While Forklift’s model of truly inclusive art-making has garnered enthusiastic local and national response — mostly recently Orr won a prestigious $50,000 award from United States Artists — the choreographer still faces criticism from her dance peers as well as other artists.
“People equate art that’s accessible as art that doesn’t have any level of excellence. Or they’ll say that what we do isn’t really dance,” says Orr. “But what artist doesn’t want everything they create to be artistically excellent? Excellence drives every piece we’re create.”

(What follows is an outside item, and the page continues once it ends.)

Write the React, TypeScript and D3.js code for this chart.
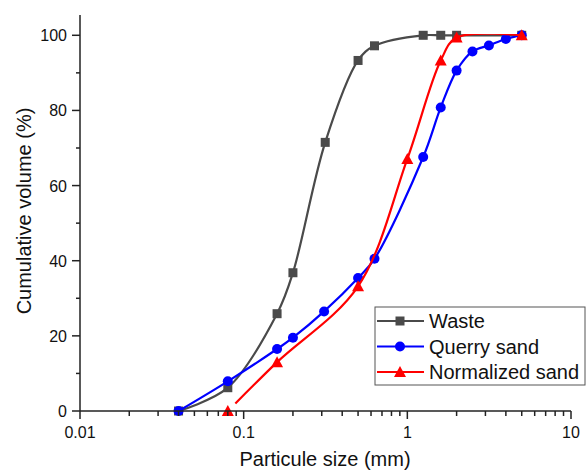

Everyone, invited personally
A passel of teenage girls have joined the group of women poolside. The girls’ in-pool performance involves big, colorful inflatable animals, but at the moment, Orr and Marty are convening everyone to practice the group jump into the pool, the finale of the paseo.
“How many of you are joining us tomorrow morning for the block walking?” Orr asks the group.
Just as community organizers do, Forklift volunteers and performers plan a Saturday morning going door-to-door in the Dove Springs neighborhood, knocking on doors in order to personally invite people to the show. Volunteers will also offer people voter registration forms and information about swimming programs and recreation center activities.
Orr explains that Dove Springs residents receive special priority in reserving free tickets to the show.
“We’ve encouraged our donors and regular supporters to come to the preview night performance so we can make room on the regular show nights for neighborhood folks,” she says.
“We’ve been spreading the word about the show since we started working on it, but it’s often confusing for people to understand what we do — that we’re performing a show, with live music, and the show is at the pool. And we wanted to invite people personally. It’s their pool, it’s their neighborhood.”